__Data shown__
-- start --
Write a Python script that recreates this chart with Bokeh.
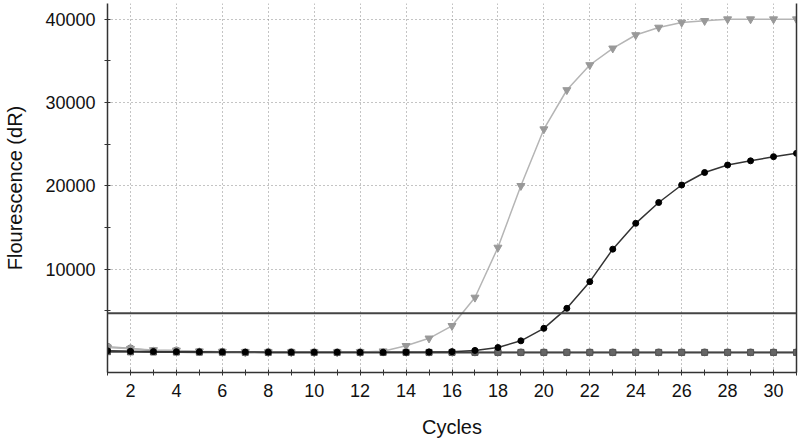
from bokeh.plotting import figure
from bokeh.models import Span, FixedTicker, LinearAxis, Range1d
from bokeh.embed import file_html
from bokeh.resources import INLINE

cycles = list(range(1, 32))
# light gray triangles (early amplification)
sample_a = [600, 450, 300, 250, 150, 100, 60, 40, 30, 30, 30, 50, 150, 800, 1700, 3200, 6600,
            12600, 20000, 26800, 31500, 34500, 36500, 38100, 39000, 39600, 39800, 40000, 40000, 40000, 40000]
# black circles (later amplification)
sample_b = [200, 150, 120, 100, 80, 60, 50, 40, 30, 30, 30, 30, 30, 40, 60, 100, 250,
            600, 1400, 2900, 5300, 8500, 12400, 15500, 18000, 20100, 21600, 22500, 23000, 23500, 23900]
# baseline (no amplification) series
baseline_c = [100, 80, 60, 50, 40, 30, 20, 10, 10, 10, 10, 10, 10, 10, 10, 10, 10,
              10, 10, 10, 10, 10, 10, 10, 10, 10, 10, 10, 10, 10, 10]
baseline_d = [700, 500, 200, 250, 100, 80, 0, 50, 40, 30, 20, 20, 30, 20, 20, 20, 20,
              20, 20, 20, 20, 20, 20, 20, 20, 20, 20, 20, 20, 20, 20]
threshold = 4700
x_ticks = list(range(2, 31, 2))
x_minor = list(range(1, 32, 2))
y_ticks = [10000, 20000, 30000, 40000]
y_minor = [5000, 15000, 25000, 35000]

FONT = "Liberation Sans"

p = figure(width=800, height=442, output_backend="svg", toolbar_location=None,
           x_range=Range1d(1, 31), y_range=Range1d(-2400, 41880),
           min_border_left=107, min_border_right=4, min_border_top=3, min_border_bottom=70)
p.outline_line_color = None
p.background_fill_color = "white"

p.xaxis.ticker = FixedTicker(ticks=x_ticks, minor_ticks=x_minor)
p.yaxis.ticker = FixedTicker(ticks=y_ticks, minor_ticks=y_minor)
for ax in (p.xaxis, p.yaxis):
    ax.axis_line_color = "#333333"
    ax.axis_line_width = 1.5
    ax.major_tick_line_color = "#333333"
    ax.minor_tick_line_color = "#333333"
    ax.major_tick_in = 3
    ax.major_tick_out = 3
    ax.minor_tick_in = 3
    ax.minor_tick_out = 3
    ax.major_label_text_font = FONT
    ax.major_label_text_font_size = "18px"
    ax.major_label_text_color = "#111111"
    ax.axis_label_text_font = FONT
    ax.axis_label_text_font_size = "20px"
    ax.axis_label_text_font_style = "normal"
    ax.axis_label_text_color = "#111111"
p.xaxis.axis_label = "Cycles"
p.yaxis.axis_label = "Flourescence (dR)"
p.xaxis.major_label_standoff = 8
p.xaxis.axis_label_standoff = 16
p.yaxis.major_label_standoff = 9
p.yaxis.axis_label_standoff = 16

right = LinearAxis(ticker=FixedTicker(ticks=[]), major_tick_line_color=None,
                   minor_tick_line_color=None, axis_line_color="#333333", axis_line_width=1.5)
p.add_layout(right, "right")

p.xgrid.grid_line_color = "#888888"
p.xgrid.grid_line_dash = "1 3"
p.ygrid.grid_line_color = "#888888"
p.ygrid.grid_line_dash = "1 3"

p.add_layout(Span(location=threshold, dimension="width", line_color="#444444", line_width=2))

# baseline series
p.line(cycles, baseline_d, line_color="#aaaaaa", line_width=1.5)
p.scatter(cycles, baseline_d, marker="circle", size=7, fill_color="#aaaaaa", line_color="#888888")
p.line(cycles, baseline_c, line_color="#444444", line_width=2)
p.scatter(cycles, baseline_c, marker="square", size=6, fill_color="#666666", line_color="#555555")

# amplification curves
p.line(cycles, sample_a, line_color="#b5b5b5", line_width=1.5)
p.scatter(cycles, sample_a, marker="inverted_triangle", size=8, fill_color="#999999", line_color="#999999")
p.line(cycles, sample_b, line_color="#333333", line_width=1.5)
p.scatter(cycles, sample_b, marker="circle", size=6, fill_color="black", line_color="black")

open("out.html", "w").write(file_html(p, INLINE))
-- end --
__Exercise__
Starting at the top of the listing above, reproduce each line up to and including the one with "from bokeh.resources import INLINE"; omit the pictures.

__Solution to this problem__
Write a Python script that recreates this chart with Bokeh.
from bokeh.plotting import figure
from bokeh.models import Span, FixedTicker, LinearAxis, Range1d
from bokeh.embed import file_html
from bokeh.resources import INLINE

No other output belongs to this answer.